The second half of this time needs to be given to sharing with others. If you don’t need a full half hour to prepare, you can spend more time on sharing instead. If you want to take more preparation time you may – BUT to cultivate the rose you do need to spend at least half hour in conversation (whether one half hour conversation or a few shorter ones) about this Kerygma message. This cannot be replaced with preparation time.
A few pointers here: If you wait to begin with this until your feel perfectly comfortable you will probably be waiting too long. Take some time to familiarise yourself with the message – but then step out and trust the Lord. That said, your first bash at this doesn’t have to be with randomers on the street if that’s wildly intimidating. Prayerfully consider your level of confidence, and ask the Holy Spirit to show you who to approach. It could be that your next step is to approach a fellow Christian who is more mature in their walk and relate the message as if for the first time, asking for their feedback. If you are a little more confident, you may desire to talk to a friend or family member who doesn’t yet know the Lord. And you may wish to have your conversation with a randomer of the Holy Spirit’s choosing. That is left to your discretion, the important thing here is to begin to proclaim, and take your next step towards being at home in sharing the Word of God.
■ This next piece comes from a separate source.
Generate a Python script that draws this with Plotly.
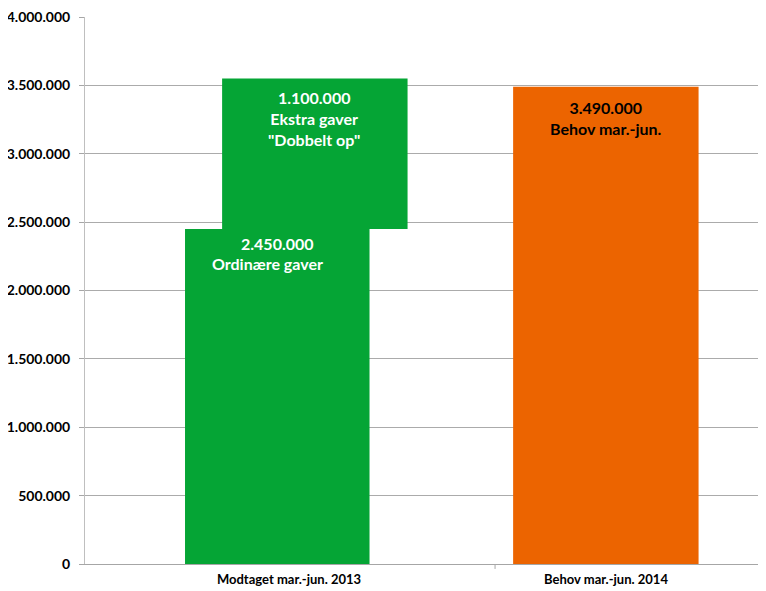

May the Holy Spirit guide and direct your efforts.
Follow on Roses
If you enjoyed this rose and would like to take Kerygmatic Evangelisation further, you can continue to cultivate roses in this area by doing the following two things, which together equal one rose for monthly bouquets:
1. Spend half an hour preparation, going deeper with the message through prayer and study
2. Spend an hour in conversation, or in several conversations, about the Kerygma
These follow on roses are a provisional way of continuing to use these skills until we have a more extensive programme for developing Kerygmatic Evangelisation.